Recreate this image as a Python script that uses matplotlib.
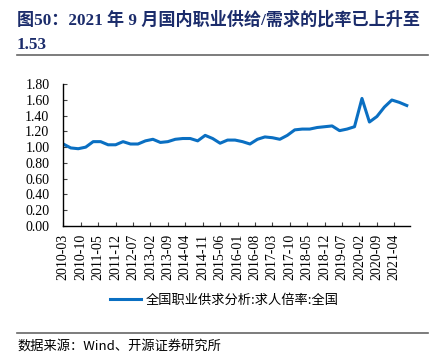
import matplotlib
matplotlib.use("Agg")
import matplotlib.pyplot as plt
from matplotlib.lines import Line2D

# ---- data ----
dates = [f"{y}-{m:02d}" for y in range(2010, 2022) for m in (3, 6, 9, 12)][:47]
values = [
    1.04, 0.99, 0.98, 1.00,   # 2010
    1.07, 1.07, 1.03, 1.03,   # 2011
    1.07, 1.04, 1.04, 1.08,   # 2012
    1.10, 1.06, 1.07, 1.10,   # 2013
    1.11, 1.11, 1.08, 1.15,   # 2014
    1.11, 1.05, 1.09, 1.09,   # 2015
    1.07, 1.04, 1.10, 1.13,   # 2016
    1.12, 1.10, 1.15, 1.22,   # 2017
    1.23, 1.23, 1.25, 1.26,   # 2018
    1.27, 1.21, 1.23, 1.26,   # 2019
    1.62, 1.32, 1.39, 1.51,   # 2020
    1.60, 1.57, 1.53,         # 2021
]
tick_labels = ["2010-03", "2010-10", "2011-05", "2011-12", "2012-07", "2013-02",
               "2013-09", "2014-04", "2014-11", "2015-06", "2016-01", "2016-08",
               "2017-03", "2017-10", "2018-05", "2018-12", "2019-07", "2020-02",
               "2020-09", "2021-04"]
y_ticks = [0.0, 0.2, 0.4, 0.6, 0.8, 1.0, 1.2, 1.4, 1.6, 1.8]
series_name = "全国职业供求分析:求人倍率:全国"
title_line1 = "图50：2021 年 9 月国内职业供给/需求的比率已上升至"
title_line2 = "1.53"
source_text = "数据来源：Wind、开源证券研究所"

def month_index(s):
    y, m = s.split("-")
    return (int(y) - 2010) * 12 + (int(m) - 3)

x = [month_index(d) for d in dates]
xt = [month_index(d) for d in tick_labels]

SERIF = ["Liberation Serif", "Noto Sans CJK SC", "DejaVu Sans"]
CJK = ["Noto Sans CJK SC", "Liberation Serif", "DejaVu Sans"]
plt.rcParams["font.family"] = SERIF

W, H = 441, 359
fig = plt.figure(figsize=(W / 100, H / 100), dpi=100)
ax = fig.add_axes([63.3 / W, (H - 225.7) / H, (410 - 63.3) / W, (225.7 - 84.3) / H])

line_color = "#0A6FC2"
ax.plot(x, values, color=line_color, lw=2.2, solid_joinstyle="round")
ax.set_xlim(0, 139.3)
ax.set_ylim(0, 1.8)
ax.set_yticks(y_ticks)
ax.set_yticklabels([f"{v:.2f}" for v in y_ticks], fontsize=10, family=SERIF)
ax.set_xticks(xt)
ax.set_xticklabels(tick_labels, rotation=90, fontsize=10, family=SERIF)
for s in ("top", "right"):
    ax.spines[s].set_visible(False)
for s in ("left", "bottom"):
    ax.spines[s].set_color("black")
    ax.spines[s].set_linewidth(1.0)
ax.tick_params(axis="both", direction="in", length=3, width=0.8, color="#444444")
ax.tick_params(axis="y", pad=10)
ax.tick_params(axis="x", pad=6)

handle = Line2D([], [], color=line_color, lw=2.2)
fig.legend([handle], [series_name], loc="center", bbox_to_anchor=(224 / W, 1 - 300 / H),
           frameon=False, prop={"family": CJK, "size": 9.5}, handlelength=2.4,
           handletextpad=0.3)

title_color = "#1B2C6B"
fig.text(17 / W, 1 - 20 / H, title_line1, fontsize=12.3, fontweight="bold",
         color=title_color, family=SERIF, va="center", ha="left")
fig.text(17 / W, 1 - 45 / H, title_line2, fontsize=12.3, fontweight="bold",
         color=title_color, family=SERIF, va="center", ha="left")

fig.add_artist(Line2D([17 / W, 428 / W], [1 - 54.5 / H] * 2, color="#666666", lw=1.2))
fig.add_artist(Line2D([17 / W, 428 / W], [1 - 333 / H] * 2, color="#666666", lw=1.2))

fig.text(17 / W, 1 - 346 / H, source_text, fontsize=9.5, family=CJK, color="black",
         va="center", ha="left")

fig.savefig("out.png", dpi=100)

(Aim of the task) Pictures excluded, repeat exactly the lines from the top of the material through the line with "from matplotlib.lines import Line2D", including both of those lines.

(Full answer)
Recreate this image as a Python script that uses matplotlib.
import matplotlib
matplotlib.use("Agg")
import matplotlib.pyplot as plt
from matplotlib.lines import Line2D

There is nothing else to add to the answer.